The request:
Take the lines beginning with the one that contains "Emit a Python" and ending with the one that contains "labelsize=12.5, pad=8)", and set them down exactly. Omit all pictures.

(Entries with chart source code)
○ ○ ○ ○ ○ ○ ○
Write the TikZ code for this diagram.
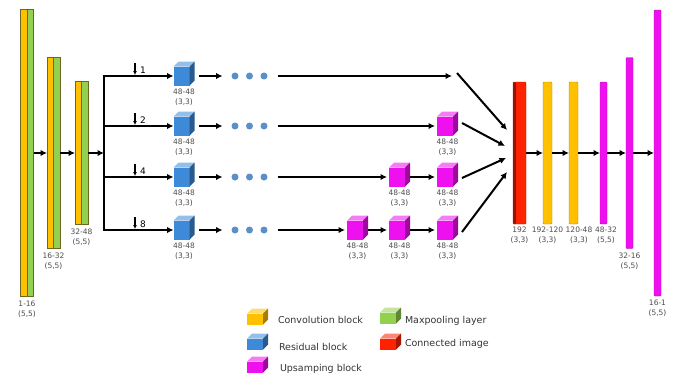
\documentclass[tikz,border=0pt]{standalone}
\usepackage{fontspec}
\setmainfont{DejaVu Sans}
\usetikzlibrary{arrows.meta,positioning}

\definecolor{convorange}{HTML}{FFC000}
\definecolor{poolgreen}{HTML}{92D050}
\definecolor{resblue}{HTML}{3D8BD8}
\definecolor{upmagenta}{HTML}{EE10EE}
\definecolor{catred}{HTML}{FF2200}
\definecolor{dotblue}{HTML}{5B8FC9}

% cube block: [style]{name}{position}{colour}
\newcommand{\boxcube}[4][cubefront]{%
  \node[#1, fill=#4] (#2) at (#3) {};
  \fill[#4!55!white] (#2.north west) -- ++(5,-5) -- ([shift={(5,-5)}]#2.north east) -- (#2.north east) -- cycle;
  \fill[#4!65!black] (#2.north east) -- ++(5,-5) -- ([shift={(5,-5)}]#2.south east) -- (#2.south east) -- cycle;
}

\begin{document}
\begin{tikzpicture}[x=1pt, y=-1pt, >={Latex[length=6.5pt,width=6.5pt]},
  every node/.style={inner sep=0pt, outer sep=0pt},
  lbl/.style={align=center, font=\fontsize{7.5}{10}\selectfont, text=black!70},
  legtext/.style={font=\fontsize{9.5}{11}\selectfont, text=black!80},
  dil/.style={font=\fontsize{9}{9}\selectfont},
  conn/.style={->, line width=2pt},
  trunk/.style={line width=2pt, line cap=rect},
  tick/.style={-{Latex[length=4pt,width=4pt]}, line width=1.2pt},
  encbar/.style={draw=olive!70!black, line width=0.4pt, fill=convorange,
    minimum width=13, minimum height=#1,
    path picture={\fill[poolgreen] (path picture bounding box.north) rectangle (path picture bounding box.south east);
      \draw[olive!70!black, line width=0.4pt] (path picture bounding box.north) -- (path picture bounding box.south);}},
  decbar/.style 2 args={draw=#1!75!black, line width=0.4pt, fill=#1,
    minimum width=#2, rounded corners=1pt},
  cubefront/.style={minimum width=16, minimum height=19},
  legcube/.style={minimum width=16, minimum height=11},
  dot/.style={circle, fill=dotblue, minimum size=7}
]
\useasboundingbox (0,0) rectangle (675,376);

% Encoder
\node[encbar=287] (enc1) at (27,153) {};
\node[encbar=191] (enc2) at (53.5,153) {};
\node[encbar=143] (enc3) at (81.5,153) {};
\node[lbl, below=4pt of enc1] (lenc1) {1-16\\(5,5)};
\node[lbl, below=4pt of enc2] (lenc2) {16-32\\(5,5)};
\node[lbl, below=4pt of enc3] (lenc3) {32-48\\(5,5)};
\draw[conn] (enc1) -- (enc2);
\draw[conn] (enc2) -- (enc3);
\coordinate (hub) at (104,153);
\draw[conn] (enc3) -- (hub);

% Dilated residual branches
\foreach \r/\y/\k in {1/76/1,2/126/2,3/177/4,4/230/8} {
  \coordinate (s\r) at (104,\y);
  \boxcube{res\r}{181.5,\y}{resblue}
  \node[lbl, below=3pt of res\r, xshift=2.5] (lres\r) {48-48\\(3,3)};
  \draw[conn] (s\r) -- (res\r);
  \coordinate (kt\r) at (135,{\y-13});
  \coordinate (kb\r) at (135,{\y-1});
  \draw[tick] (kt\r) -- (kb\r);
  \node[dil] (k\r) at (143,{\y-6}) {\k};
  \foreach \d/\dx in {1/235,2/249.5,3/264}
    \node[dot] (d\r\d) at (\dx,\y) {};
  \draw[conn, shorten <=9pt, shorten >=9pt] (res\r) -- (d\r1);
}
\draw[trunk] (s1) -- (s4);

% Upsampling blocks
\boxcube{up21}{445,126}{upmagenta}
\boxcube{up31}{397,177}{upmagenta}
\boxcube{up32}{445,177}{upmagenta}
\boxcube{up41}{355,230}{upmagenta}
\boxcube{up42}{397,230}{upmagenta}
\boxcube{up43}{445,230}{upmagenta}
\foreach \u in {up21,up31,up32,up41,up42,up43}
  \node[lbl, below=3pt of \u, xshift=2.5] (l\u) {48-48\\(3,3)};

\coordinate (e1) at (452,76);
\draw[conn, shorten <=10pt] (d13) -- (e1);
\draw[conn, shorten <=10pt, shorten >=2pt] (d23) -- (up21);
\draw[conn, shorten <=10pt, shorten >=2pt] (d33) -- (up31);
\draw[conn, shorten <=10pt, shorten >=2pt] (d43) -- (up41);
\draw[conn, shorten <=5pt, shorten >=2pt] (up31) -- (up32);
\draw[conn, shorten <=5pt, shorten >=2pt] (up41) -- (up42);
\draw[conn, shorten <=5pt, shorten >=2pt] (up42) -- (up43);

% Into the connected image
\coordinate (t1) at (457,73);
\coordinate (in1) at (507,130);
\coordinate (in2) at (505,146);
\coordinate (in3) at (506,158);
\coordinate (in4) at (507,172);
\draw[conn] (t1) -- (in1);
\draw[conn] ([shift={(9,-3)}]up21.east) -- (in2);
\draw[conn] ([shift={(9,1)}]up32.east) -- (in3);
\draw[conn] ([shift={(9,2)}]up43.east) -- (in4);

% Decoder
\node[decbar={catred}{13}, minimum height=142,
  path picture={\fill[catred!60!black] (path picture bounding box.north west) rectangle ([xshift=3pt]path picture bounding box.south west);}] (cat) at (519.5,153) {};
\node[decbar={convorange}{9}, minimum height=142] (dec1) at (547.5,153) {};
\node[decbar={convorange}{9}, minimum height=142] (dec2) at (573.5,153) {};
\node[decbar={upmagenta}{7}, minimum height=142] (dec3) at (603.5,153) {};
\node[decbar={upmagenta}{7}, minimum height=191] (dec4) at (629.5,153) {};
\node[decbar={upmagenta}{7}, minimum height=286] (dec5) at (657.5,153) {};
\node[lbl, below=3pt of cat] (lcat) {192\\(3,3)};
\node[lbl, below=3pt of dec1] (ldec1) {192-120\\(3,3)};
\node[lbl, below=3pt of dec2, xshift=5.5] (ldec2) {120-48\\(3,3)};
\node[lbl, below=3pt of dec3, xshift=2.5] (ldec3) {48-32\\(5,5)};
\node[lbl, below=4pt of dec4] (ldec4) {32-16\\(5,5)};
\node[lbl, below=4pt of dec5] (ldec5) {16-1\\(5,5)};
\draw[conn] (cat) -- (dec1);
\draw[conn] (dec1) -- (dec2);
\draw[conn] (dec2) -- (dec3);
\draw[conn] (dec3) -- (dec4);
\draw[conn] (dec4) -- (dec5);

% Legend
\boxcube[legcube]{kconv}{255,319}{convorange}
\boxcube[legcube]{kres}{255,344}{resblue}
\boxcube[legcube]{kup}{255,367}{upmagenta}
\boxcube[legcube]{kpool}{388,318}{poolgreen}
\boxcube[legcube]{kcat}{388,344}{catred}
\node[legtext, right=15pt of kconv, yshift=-1] (tconv) {Convolution block};
\node[legtext, right=16pt of kres, yshift=-3] (tres) {Residual block};
\node[legtext, right=17pt of kup, yshift=-2] (tup) {Upsamping block};
\node[legtext, right=9pt of kpool, yshift=-3] (tpool) {Maxpooling layer};
\node[legtext, right=9pt of kcat] (tcat) {Connected image};
\end{tikzpicture}
\end{document}
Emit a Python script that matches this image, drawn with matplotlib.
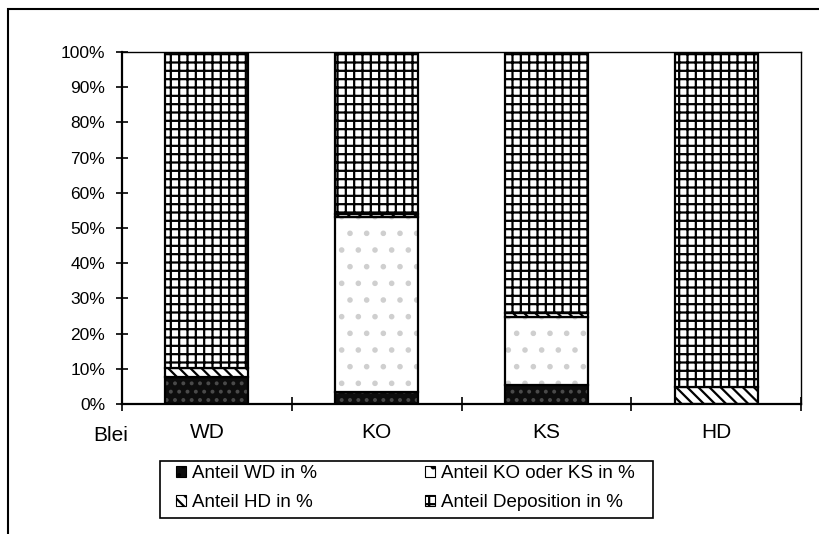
import matplotlib
matplotlib.use("Agg")
import matplotlib.pyplot as plt
from matplotlib.patches import Patch, Rectangle
import numpy as np

plt.rcParams["font.family"] = ["Liberation Sans", "DejaVu Sans"]
plt.rcParams["hatch.linewidth"] = 1.6

categories = ["WD", "KO", "KS", "HD"]
anteil_wd = [7.7, 3.4, 5.4, 0.0]
anteil_ko_ks = [0.0, 49.6, 19.4, 0.0]
anteil_hd = [2.6, 1.0, 1.2, 4.8]
anteil_dep = [89.7, 46.0, 74.0, 95.2]
y_ticks = [0, 10, 20, 30, 40, 50, 60, 70, 80, 90, 100]

BS = chr(92)  # backslash for the diagonal hatch
series = [
    ("Anteil WD in %", anteil_wd, "#0d0d0d", "..", "#4a4a4a"),
    ("Anteil KO oder KS in %", anteil_ko_ks, "white", ".", "#cfcfcf"),
    ("Anteil HD in %", anteil_hd, "white", BS * 3, "black"),
    ("Anteil Deposition in %", anteil_dep, "white", "++", "black"),
]

fig = plt.figure(figsize=(8.19, 5.34), dpi=100)
ax = fig.add_axes([0.149, 0.2434, 0.829, 0.6592])

x = np.arange(len(categories)) + 0.5
width = 0.49
bottom = np.zeros(len(categories))
for name, vals, face, hatch, hcol in series:
    vals = np.asarray(vals, dtype=float)
    # hatched fill first, then a plain black outline on top
    ax.bar(x, vals, width, bottom=bottom, color=face, edgecolor=hcol,
           hatch=hatch, linewidth=0)
    ax.bar(x, vals, width, bottom=bottom, facecolor="none",
           edgecolor="black", linewidth=1.6)
    bottom += vals

ax.set_xlim(0, len(categories))
ax.set_ylim(0, 100)
ax.set_yticks(y_ticks)
ax.set_yticklabels([f"{t}%" for t in y_ticks])
ax.tick_params(axis="y", direction="inout", length=8, width=1.2,
               labelsize=12.5, pad=8)

ax.set_xticks(np.arange(len(categories) + 1))
ax.set_xticklabels([])
ax.set_xticks(x, minor=True)
ax.set_xticklabels(categories, minor=True)
ax.tick_params(axis="x", which="major", direction="inout", length=10, width=1.2)
ax.tick_params(axis="x", which="minor", length=0, labelsize=15, pad=14)

ax.text(-0.016, -0.088, "Blei", transform=ax.transAxes, ha="center",
        va="center", fontsize=15)

for side in ["left", "bottom"]:
    ax.spines[side].set_linewidth(1.6)
for side in ["top", "right"]:
    ax.spines[side].set_linewidth(1.0)

handles = [Patch(facecolor=f, edgecolor="black", hatch=h, linewidth=0.8)
           for _, _, f, h, _ in series]
order = [0, 2, 1, 3]
leg = fig.legend([handles[i] for i in order],
                 [series[i][0] for i in order],
                 ncol=2, loc="upper left",
                 bbox_to_anchor=(176 / 819, 1 - 465 / 534),
                 fontsize=13.5, frameon=False,
                 handlelength=0.55, handleheight=0.55, handletextpad=0.3,
                 columnspacing=5.75, labelspacing=0.66,
                 borderpad=0, borderaxespad=0)

# legend box
fig.patches.append(Rectangle((160 / 819, 1 - 518 / 534), 493 / 819, 57 / 534,
                             transform=fig.transFigure, fill=False,
                             edgecolor="black", linewidth=1.2))

# outer frame around the chart
fig.patches.append(Rectangle((8 / 819, -0.1), 1.2, 1 - 9 / 534 + 0.1,
                             transform=fig.transFigure, fill=False,
                             edgecolor="black", linewidth=1.5))

fig.savefig("out.png", dpi=100)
○ ○ ○ ○ ○ ○ ○
Response for this exercise:
Emit a Python script that matches this image, drawn with matplotlib.
import matplotlib
matplotlib.use("Agg")
import matplotlib.pyplot as plt
from matplotlib.patches import Patch, Rectangle
import numpy as np

plt.rcParams["font.family"] = ["Liberation Sans", "DejaVu Sans"]
plt.rcParams["hatch.linewidth"] = 1.6

categories = ["WD", "KO", "KS", "HD"]
anteil_wd = [7.7, 3.4, 5.4, 0.0]
anteil_ko_ks = [0.0, 49.6, 19.4, 0.0]
anteil_hd = [2.6, 1.0, 1.2, 4.8]
anteil_dep = [89.7, 46.0, 74.0, 95.2]
y_ticks = [0, 10, 20, 30, 40, 50, 60, 70, 80, 90, 100]

BS = chr(92)  # backslash for the diagonal hatch
series = [
    ("Anteil WD in %", anteil_wd, "#0d0d0d", "..", "#4a4a4a"),
    ("Anteil KO oder KS in %", anteil_ko_ks, "white", ".", "#cfcfcf"),
    ("Anteil HD in %", anteil_hd, "white", BS * 3, "black"),
    ("Anteil Deposition in %", anteil_dep, "white", "++", "black"),
]

fig = plt.figure(figsize=(8.19, 5.34), dpi=100)
ax = fig.add_axes([0.149, 0.2434, 0.829, 0.6592])

x = np.arange(len(categories)) + 0.5
width = 0.49
bottom = np.zeros(len(categories))
for name, vals, face, hatch, hcol in series:
    vals = np.asarray(vals, dtype=float)
    # hatched fill first, then a plain black outline on top
    ax.bar(x, vals, width, bottom=bottom, color=face, edgecolor=hcol,
           hatch=hatch, linewidth=0)
    ax.bar(x, vals, width, bottom=bottom, facecolor="none",
           edgecolor="black", linewidth=1.6)
    bottom += vals

ax.set_xlim(0, len(categories))
ax.set_ylim(0, 100)
ax.set_yticks(y_ticks)
ax.set_yticklabels([f"{t}%" for t in y_ticks])
ax.tick_params(axis="y", direction="inout", length=8, width=1.2,
               labelsize=12.5, pad=8)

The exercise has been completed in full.